Feds Prepping for a Tidal Wave of Illegals

Federal officials have opened two 1,000 bed shelters in South Texas and have asked for the Pentagon’s help to prepare 5,000 more beds for an expected tidal wave of illegals heading for the U.S. border.Unaccompanied-Minors-png

The number of unaccompanied minors arriving at the state’s southern border in late summer began to tick unexpectedly upward, breaking from typical seasonal trends and raising concerns of an influx like that of summer 2014, when tens of thousands of Central American kids sought refuge in Texas.

Even though the number of migrants has fallen off from the massive numbers in the summer of 2014, recent trends indicate a new wave may be emerging.

Various department spokespersons were unable to say precisely where the South Texas shelters would be or what they would entail. Like other similar facilities, they will be run by private detention contractors, though a cost estimate was unavailable. Texas currently has two federally operated detention centers for migrant women and children who seek asylum.

A Defense Department spokesman said the Pentagon had received the HHS request, and, if the need arises, was exploring options for housing unaccompanied children in vacant quarters of military bases.

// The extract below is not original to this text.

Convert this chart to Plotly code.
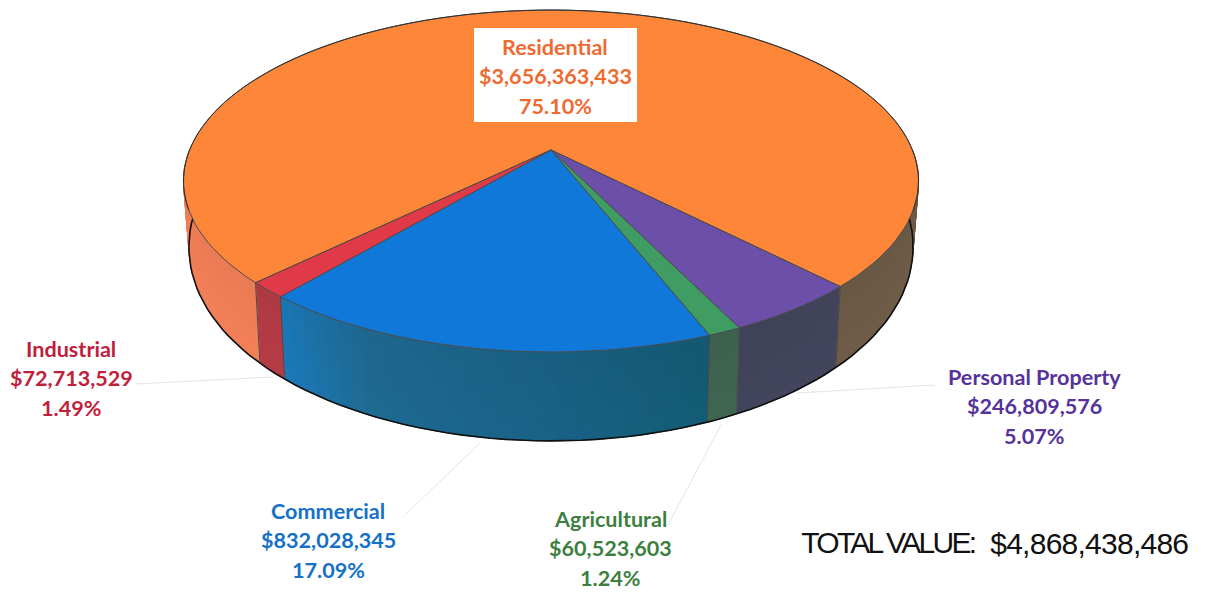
import math
import plotly.graph_objects as go

# ---- data (clockwise from the Personal/Residential edge) ----
categories = ["Personal Property", "Agricultural", "Commercial", "Industrial", "Residential"]
values = [246809576, 60523603, 832028345, 72713529, 3656363433]
value_labels = ["$246,809,576", "$60,523,603", "$832,028,345", "$72,713,529", "$3,656,363,433"]
percent_labels = ["5.07%", "1.24%", "17.09%", "1.49%", "75.10%"]
total_title = "TOTAL VALUE:"
total_label = "$4,868,438,486"

# ---- style ----
top_colors = ["#6c4fa8", "#3f9c63", "#0f78d8", "#e03a48", "#fd8638"]
text_colors = ["#55339b", "#3d7f3f", "#1570c8", "#c1203a", "#ee6a30"]
wall_stops = [
    [(0, "#42445c"), (1, "#40435a")],
    [(0, "#3f6350"), (1, "#3f6350")],
    [(0, "#125a72"), (0.35, "#186084"), (0.75, "#1e688f"), (1, "#1a78b8")],
    [(0, "#b23a44"), (1, "#b23a44")],
    None,
]
res_right = "#6c5a47"
res_left = "#ef7d56"
label_pos = {
    "Residential": (555, 47), "Industrial": (71, 349), "Personal Property": (1034, 377),
    "Commercial": (328, 511), "Agricultural": (610, 519),
}
leaders = {
    "Industrial": [(135, 384), (273, 377)], "Personal Property": [(797, 393), (935, 385)],
    "Commercial": [(405, 515), (480, 443)], "Agricultural": [(668, 525), (721, 425)],
}
LINE = 29.3
START = -45.9
CX, CY, A, B, K = 551, 150, 165.4, 361.5, 0.1813
SX, SY, DROP, SIDE = 0.985, 1.18, 52.5, 8.0


def top(t):
    X, Y = math.cos(math.radians(t)), math.sin(math.radians(t))
    w = 1 + K * Y
    return CX + B * X / w, CY - A * Y / w


def lower(t, f=1.0):
    x, y = top(t)
    c = math.cos(math.radians(t))
    xb, yb = CX + (x - CX) * SX, CY + DROP + (y - CY) * SY + SIDE * c * c
    return x + (xb - x) * f, y + (yb - y) * f


def hex2(c):
    return [int(c[i:i + 2], 16) for i in (1, 3, 5)]


def mix(a, b, f):
    ca, cb = hex2(a), hex2(b)
    return [ca[i] + (cb[i] - ca[i]) * f for i in range(3)]


def shade(rgb, m):
    return "rgb(%d,%d,%d)" % tuple(min(255, max(0, round(v * m))) for v in rgb)


def stop_color(stops, f):
    for (f0, c0), (f1, c1) in zip(stops, stops[1:]):
        if f <= f1:
            return mix(c0, c1, (f - f0) / (f1 - f0) if f1 > f0 else 0)
    return hex2(stops[-1][1])


fig = go.Figure()


def poly(xs, ys, fill, line=None, width=1):
    fig.add_trace(go.Scatter(x=xs, y=ys, mode="lines", fill="toself", fillcolor=fill,
                             line=dict(color=line or fill, width=width),
                             hoverinfo="skip", showlegend=False))


def stroke(xs, ys, color, width):
    fig.add_trace(go.Scatter(x=xs, y=ys, mode="lines", line=dict(color=color, width=width),
                             hoverinfo="skip", showlegend=False))


total = sum(values)
edges = [START]
for v in values:
    edges.append(edges[-1] - 360 * v / total)

N_BANDS = 6
STEP = 2.0

# walls: each slice split in small quads so the shading can vary
for i, v in enumerate(values):
    parts = [(edges[i], edges[i + 1])]
    if i == 4:  # only the front parts of the big slice are seen
        parts = [(edges[4], -180.0), (START, 0.0)]
    for p0, p1 in parts:
        n = max(1, int(abs(p1 - p0) / STEP))
        for s in range(n):
            t0 = p0 + (p1 - p0) * s / n
            t1 = p0 + (p1 - p0) * (s + 1) / n
            f = (s + 0.5) / n
            if i == 4:
                rgb = hex2(res_left) if p1 < -90 else hex2(res_right)
            else:
                rgb = stop_color(wall_stops[i], f)
            for b in range(N_BANDS):
                b0, b1 = b / N_BANDS, (b + 1) / N_BANDS
                m = 0.98 + 0.04 * (b + 0.5) / N_BANDS
                p = [lower(t0, b0), lower(t1, b0), lower(t1, b1), lower(t0, b1), lower(t0, b0)]
                poly([q[0] for q in p], [q[1] for q in p], shade(rgb, m))

# wall edges between slices
for e in edges[:-1]:
    a, b = top(e), lower(e)
    stroke([a[0], b[0]], [a[1], b[1]], "#4b4b4b", 1)

# lower silhouette
sil = [lower(-180 + 180 * j / 90) for j in range(91)]
stroke([q[0] for q in sil], [q[1] for q in sil], "#111111", 1.6)

# top faces
for i in [4, 0, 1, 2, 3]:
    a0, a1 = edges[i], edges[i + 1]
    n = max(2, int(abs(a1 - a0) / 2))
    pts = [(CX, CY)] + [top(a0 + (a1 - a0) * j / n) for j in range(n + 1)] + [(CX, CY)]
    poly([q[0] for q in pts], [q[1] for q in pts], top_colors[i], "#4a4a4a", 1)

# back rim darker
rim = [top(-20 + 220 * j / 110) for j in range(111)]
stroke([q[0] for q in rim], [q[1] for q in rim], "#333333", 1)

# leaders
for name, pts in leaders.items():
    stroke([pts[0][0], pts[1][0]], [pts[0][1], pts[1][1]], "#e4e4e4", 1)

# label box
fig.add_trace(go.Scatter(x=[474, 637, 637, 474, 474], y=[28, 28, 122, 122, 28], mode="lines",
                         fill="toself", fillcolor="#ffffff", line=dict(color="#ffffff", width=0),
                         hoverinfo="skip", showlegend=False))

annotations = []
for i, name in enumerate(categories):
    x, y = label_pos[name]
    for j, txt in enumerate([name, value_labels[i], percent_labels[i]]):
        annotations.append(dict(x=x, y=y + j * LINE, text=txt, xref="x", yref="y", showarrow=False,
                                xanchor="center", yanchor="middle",
                                font=dict(family="Lato", size=21.6, color=text_colors[i], weight="bold")))
annotations.append(dict(x=888, y=542, text=total_title, xref="x", yref="y", showarrow=False,
                        xanchor="center", yanchor="middle",
                        font=dict(family="Liberation Sans", size=30, color="#111111")))
annotations.append(dict(x=1089, y=543, text=total_label, xref="x", yref="y", showarrow=False,
                        xanchor="center", yanchor="middle",
                        font=dict(family="Liberation Sans", size=30, color="#111111")))

fig.update_layout(
    width=1206, height=594, margin=dict(l=0, r=0, t=0, b=0),
    paper_bgcolor="#ffffff", plot_bgcolor="#ffffff", showlegend=False,
    xaxis=dict(range=[0, 1206], visible=False, fixedrange=True),
    yaxis=dict(range=[594, 0], visible=False, fixedrange=True),
    annotations=annotations,
)
tracking = """
document.body.style.margin='0';
document.querySelectorAll('.annotation-text').forEach(function(t){
  if(t.textContent==='TOTAL VALUE:'){t.style.letterSpacing='-2.7px';}
  if(t.textContent.indexOf('$4,868')===0){t.style.letterSpacing='-0.75px';}
});
"""
fig.write_html("out.html", post_script=tracking, config=dict(displayModeBar=False))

Should that need occur, he said, HHS will coordinate all administrative efforts, including transportation, feeding and medical needs. During the migration surge of summer 2014, he said, unaccompanied children were housed at Lackland Air Force Base in San Antonio, as well as bases in Oklahoma and California.

Law requires the Border Patrol to hand over children from Central American countries to HHS, which must shelter them while they await immigration proceedings. The 34,000 unaccompanied children who arrived at the nation’s Southwest Border in fiscal year 2015 were less than the 58,000 who arrived in 2014. However, recent months saw an increase during a period that normally sees a decrease, raising questions about whether a new trend is developing.